« Oh, Canada » réalisé par Paul Schrader : Critique

Synopsis : Un célèbre documentariste canadien, condamné par la maladie, accorde une ultime interview à l’un de ses anciens élèves, pour dire enfin toute la vérité sur ce qu’a été sa vie. Une confession filmée sous les yeux de sa dernière épouse…

Après un maladroit mais envoûtant The Master Gardener, Paul Schrader arrive sur Cannes avec un intrigant film, entretien d’un grand cinéaste-documentariste fictif en proie à la maladie, regard dans le rétroviseur entre rêves de vies, déformation du réel, et souvenirs troubles.
Un voyage du temps qui dans son speech rappelle un certain Millenium Actress, prodigieux film d’animation japonais réalisé par Satoshi Kon, qui jouait déjà la carte de l’entretien, de l’échappée fantasmagorique revenant sur une existence artistique toute entière.
Pour conter ces derniers instants, Schrader a concocté un étonnant duo Richard Gere-Uma Thurman, l’artiste et son épouse, le tout en adaptant une œuvre littéraire de Russel Banks.
À Cannes, l’attente est grande, les billets difficilement accessibles.
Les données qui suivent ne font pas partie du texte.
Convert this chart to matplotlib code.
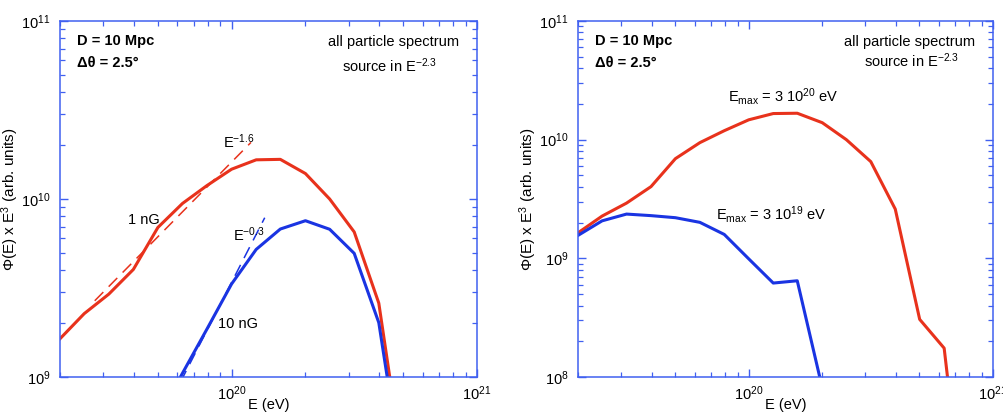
import numpy as np
import matplotlib
matplotlib.use('Agg')
import matplotlib.pyplot as plt
from matplotlib.ticker import LogLocator, NullFormatter

plt.rcParams['font.family'] = ['Liberation Sans', 'DejaVu Sans']
plt.rcParams['mathtext.fontset'] = 'custom'
plt.rcParams['mathtext.rm'] = 'Liberation Sans'
plt.rcParams['mathtext.it'] = 'Liberation Sans:italic'
plt.rcParams['mathtext.bf'] = 'Liberation Sans:bold'

# energies (eV) of the simulated bins
energy = [2.0e19, 2.51e19, 3.16e19, 3.98e19, 5.01e19, 6.31e19, 7.94e19, 1.0e20,
          1.26e20, 1.58e20, 2.0e20, 2.51e20, 3.16e20, 3.98e20, 5.01e20, 6.31e20, 7.94e20]

# all particle spectrum, 1 nG / Emax = 3e20 eV (same curve in both panels)
flux_red = [1.64e9, 2.27e9, 2.92e9, 4.02e9, 6.92e9, 9.44e9, 1.19e10, 1.47e10,
            1.66e10, 1.67e10, 1.39e10, 1.00e10, 6.53e9, 2.60e9, 3.06e8, 1.75e8, 3.0e6]

# 10 nG, left panel
energy_10nG = [5.01e19, 6.31e19, 7.94e19, 1.0e20, 1.26e20, 1.58e20, 2.0e20,
               2.51e20, 3.16e20, 3.98e20, 5.01e20]
flux_10nG = [5.9e8, 1.05e9, 1.86e9, 3.33e9, 5.21e9, 6.78e9, 7.55e9,
             6.76e9, 4.95e9, 2.02e9, 2.6e8]

# Emax = 3e19 eV, right panel
energy_3e19 = [2.0e19, 2.51e19, 3.16e19, 3.98e19, 5.01e19, 6.31e19, 7.94e19,
               1.0e20, 1.26e20, 1.58e20, 2.0e20]
flux_3e19 = [1.56e9, 2.07e9, 2.36e9, 2.29e9, 2.20e9, 2.01e9, 1.59e9,
             9.9e8, 6.19e8, 6.47e8, 8.1e7]

# power-law guides (end points)
guide_red_E = [2.77e19, 1.20e20]
guide_red_y = [2.68e9, 2.08e10]
guide_blue_E = [6.2e19, 1.365e20]
guide_blue_y = [9.4e8, 7.85e9]

red = '#e8321c'
blue = '#1a34e2'
axcol = '#4060f0'

fig = plt.figure(figsize=(10.04, 4.12), dpi=100)
ax1 = fig.add_axes([60 / 1004, 35 / 412, 417 / 1004, 356 / 412])
ax2 = fig.add_axes([578 / 1004, 35 / 412, 415 / 1004, 356 / 412])


def style(ax, ylo):
    ax.set_xscale('log')
    ax.set_yscale('log')
    ax.set_xlim(2e19, 1e21)
    ax.set_ylim(ylo, 1e11)
    for s in ax.spines.values():
        s.set_color(axcol)
        s.set_linewidth(1.1)
    ax.xaxis.set_major_locator(LogLocator(base=10, numticks=10))
    ax.xaxis.set_minor_locator(LogLocator(base=10, subs=np.arange(2, 10), numticks=20))
    ax.yaxis.set_minor_locator(LogLocator(base=10, subs=np.arange(2, 10), numticks=20))
    ax.xaxis.set_minor_formatter(NullFormatter())
    ax.yaxis.set_minor_formatter(NullFormatter())
    ax.tick_params(which='both', direction='in', top=True, right=True,
                   color=axcol, labelsize=10.5)
    ax.tick_params(which='major', length=6, width=1.0)
    ax.tick_params(which='minor', length=3.5, width=0.9)
    ax.tick_params(axis='x', pad=5)
    ax.tick_params(axis='y', pad=7)
    ax.set_xlabel('E (eV)', fontsize=10.5)
    ax.xaxis.set_label_coords(0.5, -0.060)
    ax.set_ylabel(r'$\Phi$(E) x E$^3$ (arb. units)', fontsize=11)
    ax.yaxis.set_label_coords(-0.093, 0.5)
    ax.text(0.041, 0.932, 'D = 10 Mpc', transform=ax.transAxes, fontsize=10.5,
            fontweight='bold', va='baseline')
    ax.text(0.041, 0.872, '\u0394\u03b8 = 2.5\u00b0', transform=ax.transAxes,
            fontsize=10.5, fontweight='bold', va='baseline')
    ax.text(0.80, 0.930, 'all particle spectrum', transform=ax.transAxes,
            fontsize=10.5, ha='center', va='baseline')


# left panel
style(ax1, 1e9)
ax1.text(0.791, 0.858, r'source in E$^{-2.3}$', transform=ax1.transAxes,
         fontsize=10.5, ha='center', va='baseline')
ax1.plot(energy, flux_red, color=red, lw=2.2)
ax1.plot(energy_10nG, flux_10nG, color=blue, lw=2.2)
ax1.plot(guide_red_E, guide_red_y, color=red, lw=1.1, dashes=(8, 5))
ax1.plot(guide_blue_E, guide_blue_y, color=blue, lw=1.1, dashes=(8, 5))
ax1.text(0.391, 0.644, r'E$^{-1.6}$', transform=ax1.transAxes, fontsize=10.5, va='baseline')
ax1.text(0.163, 0.429, '1 nG', transform=ax1.transAxes, fontsize=10.5, va='baseline')
ax1.text(0.416, 0.382, r'E$^{-0.3}$', transform=ax1.transAxes, fontsize=10.5, va='baseline')
ax1.text(0.379, 0.137, '10 nG', transform=ax1.transAxes, fontsize=10.5, va='baseline')

# right panel
style(ax2, 1e8)
ax2.text(0.803, 0.872, r'source in E$^{-2.3}$', transform=ax2.transAxes,
         fontsize=10.5, ha='center', va='baseline')
ax2.plot(energy, flux_red, color=red, lw=2.2)
ax2.plot(energy_3e19, flux_3e19, color=blue, lw=2.2)
ax2.text(0.361, 0.773, r'E$_{\rm max}$ = 3 10$^{20}$ eV', transform=ax2.transAxes,
         fontsize=10.5, va='baseline')
ax2.text(0.333, 0.443, r'E$_{\rm max}$ = 3 10$^{19}$ eV', transform=ax2.transAxes,
         fontsize=10.5, va='baseline')

fig.savefig('out.png', dpi=100)
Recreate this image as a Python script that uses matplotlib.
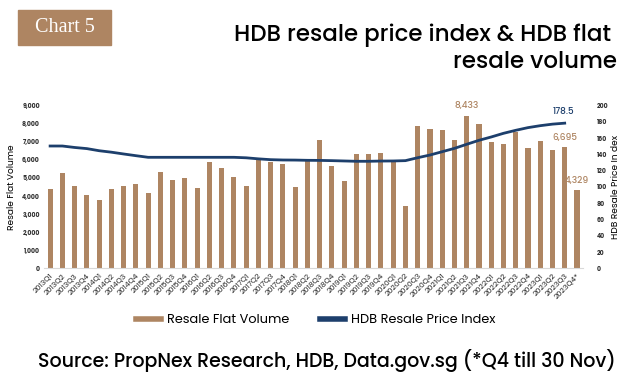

La salle se tapisse de ses habits de nuit et les applaudissements retentissent.

Cependant, dès les premières minutes, quelque chose cloche dans ce Oh, Canada, une construction, de récits et d’images, qui questionne.
La plastique est glacée, plate, se détournant d’un traitement cinéma et rappelle l’esthétique de productions tournées et expédiées en quelques semaines du côté des plateformes de streaming.
Le film vivote sur certains clichés et s’effondre la plupart du temps, perdant tout aspect cinétique, perdant toute attirance vers le propos. L’image dessert le récit.
Schrader a beau passer du noir et blanc à la couleur, jouer des contrastes et des saturations pour structurer le temps dans le récit entre passé, présent et réalité déformée, l’ennui et le désintérêt se déploient assez rapidement.

Le cinéaste prend des raccourcis en matière de mise en scène, joue de quelques expérimentations, comme l’anachronisme des visages, et emprunte des chemins assez désespérants.
Son inspiration est en retard de plusieurs décennies, et surtout, ce Oh Canada ne raconte que peu de choses.
La proposition passe en grande partie à côté de son récit, ne se perd pas, nous aurions préféré l’errance, et oublie son propos, oublie son espace, son temps et n’est que parade d’inepties.
De la fin de vie à la puissance des souvenirs pour laisser traces d’une existence, Schrader ne sait quoi raconter, use de structures sous forme de catalogue, et ce ne sont pas les fractures temporelles en cache misère pour relancer le dynamisme de la narration qui vont arranger cette petite affaire.
Les minutes s’écoulent et la tornade Millenium Actress revient à nos esprits.
Oh, Canada est risible, caricatural et ostentatoire. Il se roule dans la fange d’un cinéma faussement populaire, faussement auteurisant, faussement créatif, faussement artistique. Il se jette sur toutes les gamelles et rate l’entièreté des contenus.

De plus, lorsque l’on pouvait espérer au moins se rattraper du côté des acteurs, estimés mais pas nécessairement appréciés chez Kino Wombat, la chute se fait alors fracassante.
Les performances sont hasardeuses, les effets du temps misérables et l’on se demande si Richard Gere croit lui-même au film.
Du côté de Uma Thurman, c’est un désert, un spectre.

Comme si ce n’était pas assez pour nous asséner le coup de grâce, Schrader conclut son récit avec une surenchère émotive exécrable, spectacle tire-larme, qui ne nous fait que tirer la gueule.

Paul Schrader signe un bourbier inattendu, un espace de création qui se noie dans son peu d’écriture, dans son néant.
Oh Canada est un naufrage absolu, autant pour son cinéaste, Paul Schrader, que pour ses acteurs, Uma Thurman et Richard Gere.
Pour le premier, on ne s’inquiète pas, bien que l’erreur de fin de parcours soit terrifiante, pour les deux autres c’est le signe des ténèbres.